These days life seems to be full of momentous events. President Trump with Theresa May and French President Emmanuel Macron may be ganging up to do battle against Assad, Putin and Iran over that chemical attack in Douma, Eastern Ghouta; former American President Bill Clinton was here this week trying to tell Ulster folk just how wonderful it was and how fortunate we were to have the Good Friday Agreement; then came Mary Lou McDonald wanting to ``build a united Ireland which can be a home to Arlene Foster’’. Honestly you couldn’t make it up.
The rest of us I suspect were trying to dodge the torrential rain, walk the dog, ensure there were enough chips in the fridge for the tea and, in my case, getting my ancient car ready for its MOT.
In fact it’s quite nice to have monotonous activities to occupy us while all those so-called experts are trying to change our political mindset.
In truth I wasn’t that keen to tune into the celebrations in Belfast for the 20th anniversary of the Good Friday Agreement as I simply cannot have Tony Blair at any price - a failed politician who led the UK into one war then laid the groundwork to protect republican terrorists from long prison terms here, in fact ensuring they got ‘comfort’ letters to that effect.
What he and his cohorts agreed 20 years ago left misery, anguish and heartache for those who realised they would probably never get justice while this Agreement stands. Peace in their lifetime? Hardly.
Meanwhile Mary Lou claims she carries the `responsibility not only of protecting the GFA, but more importantly to fully realising its potential’.
She makes herself sound very important. I’m a regular traveller to the South of Ireland and honestly I can see only indifference for Mary Lou and her party. I’m always conscious of the half century of misery the South suffered when they chose to extricate themselves from British rule. It became a really cold house for Protestants many of whom fled the country.
Mary Lou writes in the Belfast Telegraph this week of how change is upon us. She writes of ‘rigorous impartiality on behalf of all the people’ with sundry other promises she wouldn’t have a hope of establishing given that uniting Ireland could one day be as destabilising and difficult as it was during the break-up in the 1920s.
That is not to say it won’t happen one day but I’m certain it can’t be attempted until this generation which has suffered so much passes on. Let the Republicans have their dreams. They must understand however that their murderous attempts at uniting Ireland were hardly going to succeed at the point of a gun. Arlene Foster, with good reason, believes a united Ireland would probably mean she would have to leave the country. I’ve done my own unscientific research on the subject and there is more support for Arlene’s view than you might think.

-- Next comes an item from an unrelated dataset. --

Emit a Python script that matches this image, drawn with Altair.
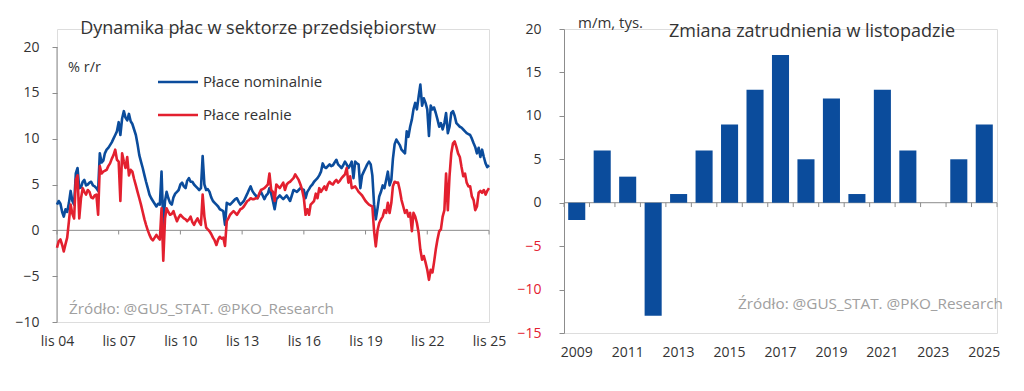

Before the political bandwagon and all the dignitaries arrived this week, there was the momentous aftermath of the trial of rugby players Paddy Jackson, Stuart Olding and Blane McIlroy with Rory Harrison, an extremely unsavoury trial which filled the public gallery this last facility making a nonsense of privacy for the woman involved or indeed the acquitted. In my professional career I have covered magistrates’ courts, county courts and Crown Courts and have never witnessed such a spectacle. The public’s appetite for a sex scandal clearly is undimmed. Had these ghouls no work to go too? What came after the acquittal of all four was even more mesmerising as the people clearly didn’t like the verdict venting their fury on Facebook. In another move, over 10,000 people have signed a petition calling for the players’ reinstatement. You couldn’t make it up.
And speaking of Facebook, wasn’t it interesting to see its owner Mark Zuckerberg having to face senators’ questioning on Capitol Hill over the privacy of social media users’ data? I have only ever seen him striding the globe dressed in a teeshirt – very clever people of billionaire status don’t need to dress up obviously – so it’s good to know he can still afford a suit even if he did look uncomfortable in it. Another momentous moment this week I’ll say.